The reality of the daunting prospect of buying a home features in TV One's show House Hunt.

Endless open-home searches, failed auction bids and last-minute financial challenges face thousands of Kiwis trying to get on the property ladder.

And the real-life dramas are now the subject of TV One's latest reality TV show, House Hunt, which premiered last Sunday, with nine couples, friends and individuals highlighting their desperation.

As the camera follows the would-be first-home owners in their exhaustive search - in the process asking whether the Kiwi dream of home ownership is still a reality or a rapidly fading dream - stars of the show share tips with the Herald on Sunday.

Auckland musician Courtney O'Leary - who is pitching in with his brother and sister and their partners to buy a house - said rule No1 was for house hunters to have realistic goals.


"You might be able to afford a $600,000 house, but it may make more financial sense to buy something cheaper to start with, rather than heft all your income into a mortgage that has a limited return," he said.

"A good thing to remember is that your first home is not your dream home. That comes later in the piece."

O'Leary said would-be buyers shouldn't set their heart on a property until they had their finance confirmed.

Childhood sweethearts Joe and Maria Riley echoed O'Leary's sentiments, saying: "Sort your finances a good time before you start looking. "The first home isn't your only home. It doesn't have to be forever so don't be too fussy and don't expect to just find your dream home straight away."

The Hastings-based couple have a budget of just over $200,000.

Hamilton couple Monique Wanner and Chris Forsythe joined the hunt after finding out their rental property was in the path of the new Waikato expressway. The new highway will make buying a home in Hamilton and commuting north a more attractive option for refugees from the Auckland housing market. This means they will be up against some serious competition.

Despite feeling the pressure of rising prices, the couple emphasised the importance of due diligence when considering a home.

"The market is pushing harder and faster but you are only setting yourself up for a fall by not researching, getting a builder report etc," they said. "Unless you have the money to get yourself out of a leaky home nightmare, don't rush things. The right home will come."

Further south, returning Christchurch resident Martin Thompson has had to come to terms with post-earthquake changes to his home town and the effects of the rebuild on the local housing market.

After 10 years overseas Thompson has returned to put down roots with his English girlfriend, Helena Turner.

Thompson said first-time buyers needed to stay within their means.

"Buy the worst house on the street and do it up, if you're that way inclined," he said. "Don't buy the best house on the street."

"Do your homework and put your name down with as many real estate agents as possible so you are on their mailing list to send you new listings or to advise you of properties before they even come on the market to the public."
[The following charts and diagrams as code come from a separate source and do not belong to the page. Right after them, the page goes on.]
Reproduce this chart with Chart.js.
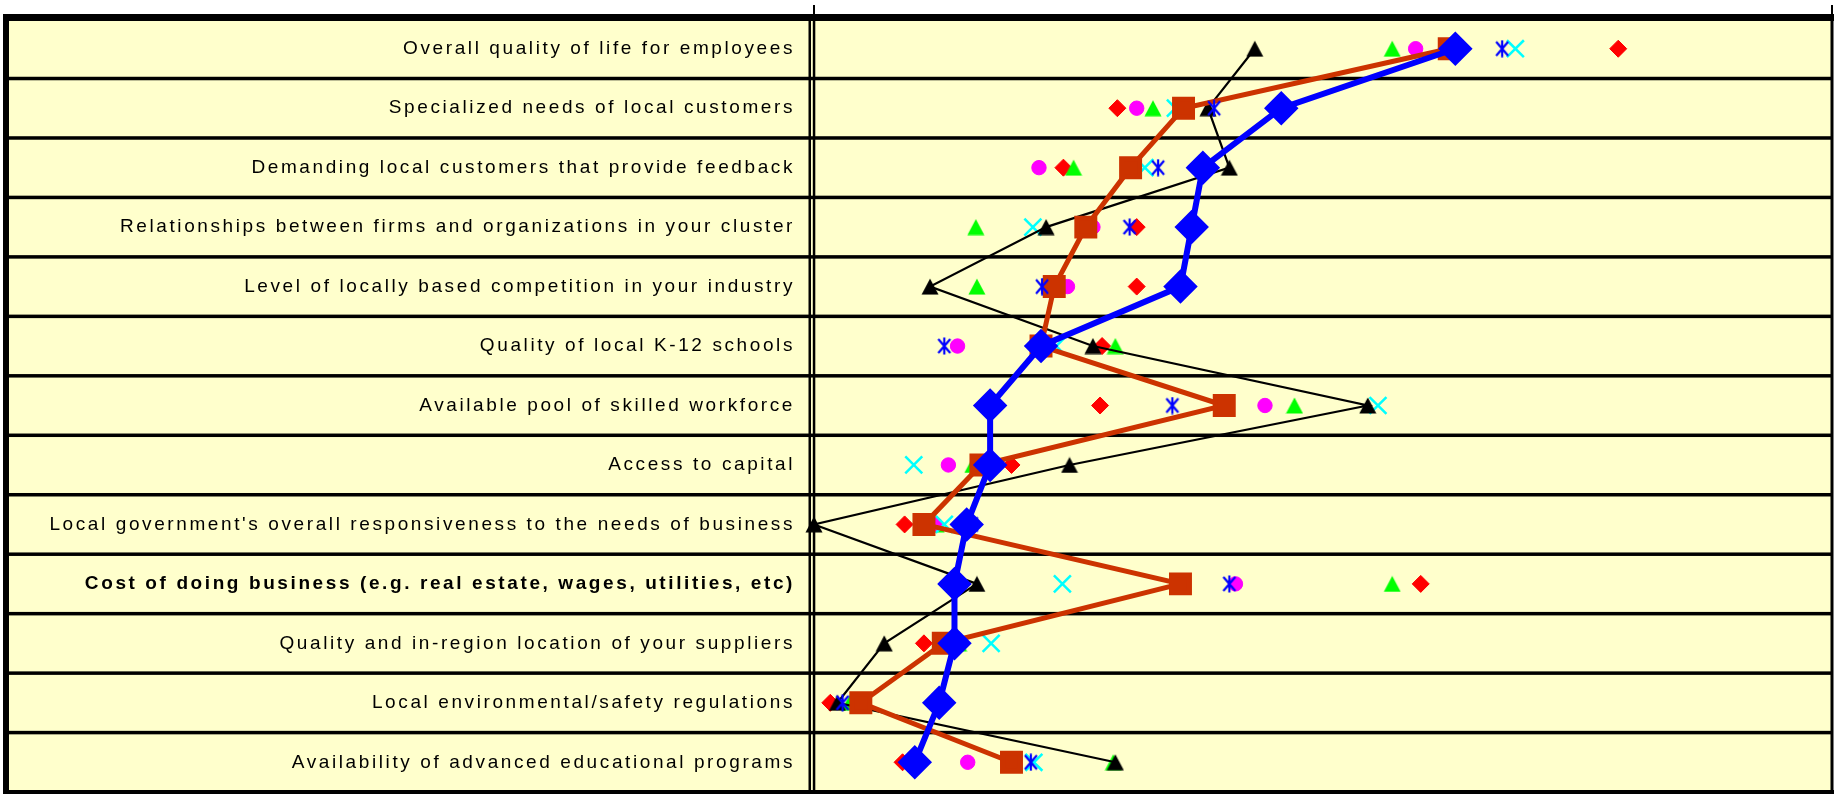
<!DOCTYPE html>
<html>
<head>
<meta charset="utf-8">
<script src="https://cdn.jsdelivr.net/npm/chart.js@4.4.1/dist/chart.umd.min.js"></script>
<style>
  html, body { margin: 0; padding: 0; background: #fff; }
  canvas { display: block; }
</style>
</head>
<body>
<canvas id="chart" width="1838" height="795"></canvas>
<script>
// factors, top to bottom
const categories = [
  'Overall quality of life for employees',
  'Specialized needs of local customers',
  'Demanding local customers that provide feedback',
  'Relationships between firms and organizations in your cluster',
  'Level of locally based competition in your industry',
  'Quality of local K-12 schools',
  'Available pool of skilled workforce',
  'Access to capital',
  "Local government's overall responsiveness to the needs of business",
  'Cost of doing business (e.g. real estate, wages, utilities, etc)',
  'Quality and in-region location of your suppliers',
  'Local environmental/safety regulations',
  'Availability of advanced educational programs'
];
const boldCategory = 'Cost of doing business (e.g. real estate, wages, utilities, etc)';

// x axis runs from min to max, only the two end ticks are marked
const xTicks = [0, 100];

// series values, one per factor
const blueDiamonds  = [63.0, 45.9, 38.2, 37.1, 36.0, 22.3, 17.3, 17.3, 15.0, 13.8, 13.8, 12.3, 9.9];
const orangeSquares = [62.4, 36.3, 31.1, 26.7, 23.6, 22.3, 40.3, 16.4, 10.8, 36.0, 12.7, 4.6, 19.4];
const blackTriangles = [43.3, 38.7, 40.8, 22.8, 11.4, 27.4, 54.4, 25.1, 0.0, 16.0, 6.9, 2.3, 29.6];
const greenTriangles = [56.8, 33.3, 25.5, 15.9, 16.0, 29.6, 47.2, 15.6, 12.0, 56.8, 14.2, 3.5, 29.4];
const magentaCircles = [59.1, 31.7, 22.1, 27.4, 24.9, 14.1, 44.3, 13.2, 11.9, 41.4, 13.9, 4.4, 15.1];
const redDiamonds   = [79.0, 29.8, 24.5, 31.7, 31.7, 28.3, 28.1, 19.4, 8.9, 59.6, 10.8, 1.6, 8.7];
const cyanCrosses   = [68.9, 35.5, 32.5, 21.5, 23.3, 23.8, 55.4, 9.8, 12.8, 24.4, 17.4, 4.8, 21.6];
const blueAsterisks = [67.6, 39.3, 33.8, 31.0, 22.4, 12.8, 35.2, 17.2, 15.5, 40.8, 13.8, 2.8, 21.3];

const YELLOW = '#FFFFCC';
const SPACING = '2.6px';

// six armed asterisk marker (X plus a vertical bar)
function asteriskMarker(color) {
  const c = document.createElement('canvas');
  c.width = 18; c.height = 18;
  const g = c.getContext('2d');
  g.strokeStyle = color;
  g.lineWidth = 2.2;
  g.beginPath();
  g.moveTo(3, 2); g.lineTo(15, 16);
  g.moveTo(15, 2); g.lineTo(3, 16);
  g.moveTo(9, 0.5); g.lineTo(9, 17.5);
  g.stroke();
  return c;
}

// triangle whose box is centred on the point
function triangleMarker(color) {
  const c = document.createElement('canvas');
  c.width = 18; c.height = 17;
  const g = c.getContext('2d');
  g.fillStyle = color;
  g.beginPath();
  g.moveTo(9, 0.5); g.lineTo(17.5, 16.5); g.lineTo(0.5, 16.5);
  g.closePath();
  g.fill();
  return c;
}

function markers(label, data, color, style, radius, extra) {
  return Object.assign({
    label: label,
    data: data,
    showLine: false,
    pointStyle: style,
    pointRadius: radius,
    pointHoverRadius: radius,
    pointBackgroundColor: color,
    pointBorderColor: color,
    pointBorderWidth: 1,
    borderColor: color,
    backgroundColor: color,
    clip: false
  }, extra || {});
}

const framePlugin = {
  id: 'frame',
  beforeLayout(chart) { chart.ctx.letterSpacing = SPACING; },
  beforeDraw(chart) {
    const ctx = chart.ctx;
    ctx.letterSpacing = SPACING;
    const a = chart.chartArea;
    ctx.save();
    ctx.fillStyle = YELLOW;
    ctx.fillRect(3, a.top - 4, a.right - 3, a.bottom - a.top + 4);
    ctx.restore();
  },
  beforeDatasetsDraw(chart) {
    const ctx = chart.ctx;
    const a = chart.chartArea;
    const y = chart.scales.y;
    const half = (y.getPixelForValue(1) - y.getPixelForValue(0)) / 2;
    ctx.save();
    ctx.fillStyle = '#000';
    // row separators
    for (let i = 1; i < categories.length; i++) {
      const py = y.getPixelForValue(i) - half;
      ctx.fillRect(3, py - 1.7, a.right - 3, 3.5);
    }
    // outer frame
    ctx.fillRect(3, a.top - 5, a.right - 1, 7);      // top
    ctx.fillRect(3, a.bottom - 2, a.right - 1, 4);   // bottom
    ctx.fillRect(3, a.top - 5, 6, a.bottom - a.top + 7); // left
    ctx.fillRect(a.right - 1.5, a.top - 5, 3, a.bottom - a.top + 7); // right
    // double divider between labels and plot
    ctx.fillRect(a.left - 5.5, a.top - 5, 2.5, a.bottom - a.top + 7);
    ctx.fillRect(a.left - 1.2, a.top - 5, 2.5, a.bottom - a.top + 7);
    ctx.restore();
  }
};

new Chart(document.getElementById('chart'), {
  type: 'line',
  data: {
    labels: categories,
    // first dataset is painted last (on top)
    datasets: [
      {
        label: 'Average (blue)',
        data: blueDiamonds,
        borderColor: '#0000FF',
        backgroundColor: '#0000FF',
        borderWidth: 6,
        pointStyle: 'rectRot',
        pointRadius: 13,
        pointHoverRadius: 13,
        pointBackgroundColor: '#0000FF',
        pointBorderColor: '#0000FF',
        tension: 0,
        clip: false
      },
      markers('Series asterisk', blueAsterisks, '#0000FF', asteriskMarker('#0000FF'), 9),
      {
        label: 'Average (orange)',
        data: orangeSquares,
        borderColor: '#CC3300',
        backgroundColor: '#CC3300',
        borderWidth: 5,
        pointStyle: 'rect',
        pointRadius: 12.7,
        pointHoverRadius: 12.7,
        pointBackgroundColor: '#CC3300',
        pointBorderColor: '#CC3300',
        tension: 0,
        clip: false
      },
      {
        label: 'Series black',
        data: blackTriangles,
        borderColor: '#000000',
        backgroundColor: '#000000',
        borderWidth: 2.2,
        pointStyle: triangleMarker('#000000'),
        pointRadius: 9,
        pointHoverRadius: 9,
        tension: 0,
        clip: false
      },
      markers('Series cyan', cyanCrosses, '#00FFFF', 'crossRot', 12, { pointBorderWidth: 2.5 }),
      markers('Series magenta', magentaCircles, '#FF00FF', 'circle', 7.2),
      markers('Series green', greenTriangles, '#00FF00', triangleMarker('#00FF00'), 9),
      markers('Series red', redDiamonds, '#FF0000', 'rectRot', 8.5)
    ]
  },
  options: {
    indexAxis: 'y',
    responsive: false,
    animation: false,
    devicePixelRatio: 1,
    events: [],
    layout: { autoPadding: false, padding: { top: 5, right: 6, bottom: 3, left: 0 } },
    plugins: {
      legend: { display: false },
      tooltip: { enabled: false }
    },
    scales: {
      x: {
        type: 'linear',
        position: 'top',
        min: xTicks[0],
        max: xTicks[xTicks.length - 1],
        ticks: { display: false, stepSize: xTicks[1] - xTicks[0] },
        grid: { drawOnChartArea: false, drawTicks: true, tickLength: 14, color: '#000', lineWidth: 2 },
        border: { display: false },
        afterFit(scale) { scale.paddingLeft = 0; scale.paddingRight = 0; }
      },
      y: {
        type: 'category',
        offset: true,
        grid: { display: false, drawTicks: false },
        border: { display: false },
        ticks: {
          autoSkip: false,
          padding: 19,
          color: '#000',
          font: (ctx) => ({
            family: '"Liberation Sans", Arial, sans-serif',
            size: 19,
            weight: (ctx.tick && ctx.tick.label === boldCategory) ? 'bold' : 'normal'
          })
        },
        afterFit(scale) {
          scale.width = 814;
          scale.paddingTop = 0;
          scale.paddingBottom = 0;
        }
      }
    }
  },
  plugins: [framePlugin]
});
</script>
</body>
</html>
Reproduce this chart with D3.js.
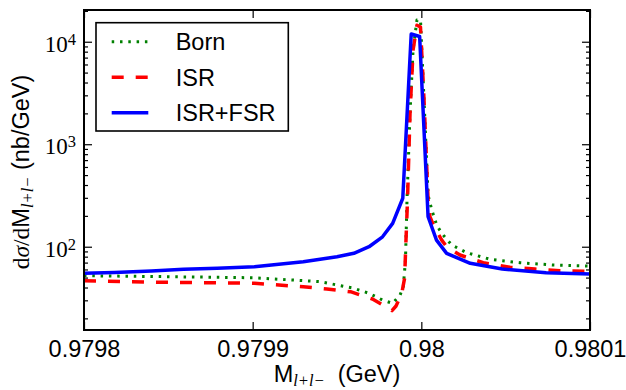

Young British couple Will Hearn and Grace Livock have decided to buy a home in Queenstown and said it would be their biggest commitment to date. To them it is bigger than marriage.

"Shop around for the best mortgage you can," they said. "Go into all the banks and see who can give you the best rates.

"Don't be afraid to go to open homes. The more houses you see the more you will know what you are really looking for."

House Hunt airs on TV One, Sundays 8pm.